Member of the Bundestag; for Karlstadt;
- In office 7 September 1949 – 1 May 1967
- Preceded by: Constituency established
- Succeeded by: Franz Xaver Geisenhofer

Member of the Landtag of Bavaria; for Lower Franconia;
- In office 16 December 1946 – 1 September 1949
- Preceded by: Multi-member district
- Succeeded by: Karl Haaf

Personal details
- Born: Maria Mayer 1 July 1902 Munich, Germany
- Died: 1 May 1967 (aged 64) Munich, West Germany
- Party: Christian Social Union
- Spouse: Alfons Probst ​(died 1945)​
- Children: 2
- Education: University of Freiburg University of Zurich LMU Munich

= Maria Probst =

German politician

Maria Probst (1 July 1902 - 1 May 1967) was a German politician of the Christian Social Union in Bavaria.

==Biography==
Daughter of the diplomat Dr Wilhelm Mayer, Maria Probst studied German and history for her doctorate, which she earned in 1930. She had two daughters of her own from her marriage to Dr Alphonse Probst, who was killed towards the end of the Second World War. After the war, she worked as a teacher in Hammelburg.

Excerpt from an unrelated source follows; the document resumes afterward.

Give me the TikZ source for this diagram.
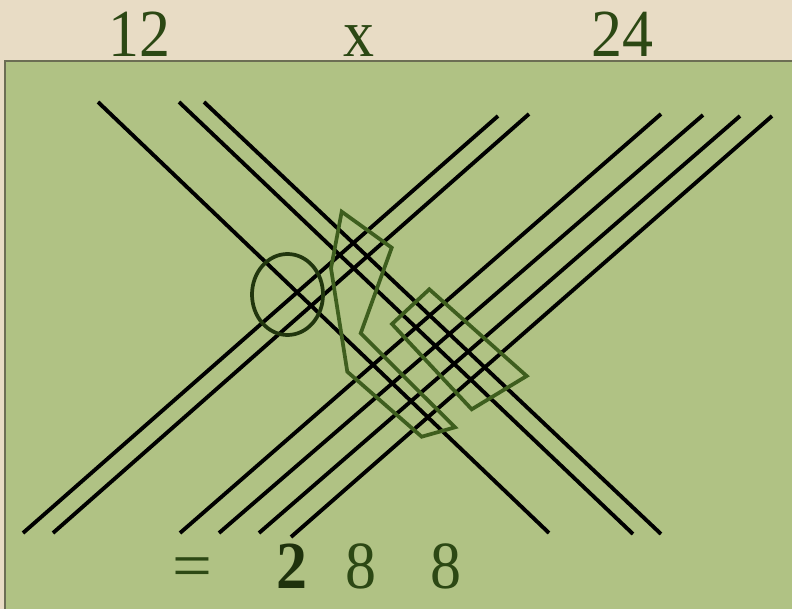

She joined the Christian Social Union of Bavaria (CSU) as a member of the Bavarian Landtag in 1946. She was a member of the Bundestag from its inception in 1949, representing the Karlstadt constituency. From 1 October 1952 until 26 June 1953, she led the Parlamentarischen Untersuchungsausschuss zur Prüfung der unzulänglichen Einstellungen von Schwerbeschädigten bei den Bundesdienststellen (roughly, "Parliamentary Committee of Inquiry to Examine Demoralisation in Heavily Damaged Areas in the Federal Departments"). From 1957 to 1965, she was Deputy Chairman of the Bundestagsausschuss für Kriegsopfer- und Heimkehrerfragen (roughly, "Committee for Questions of War Victims and Returnees"). From 9 December 1965 until her death, she was the first woman to occupy the Vice-president's office in the Bundestag. On 10 May 1967, the Bundestag officially mourned her.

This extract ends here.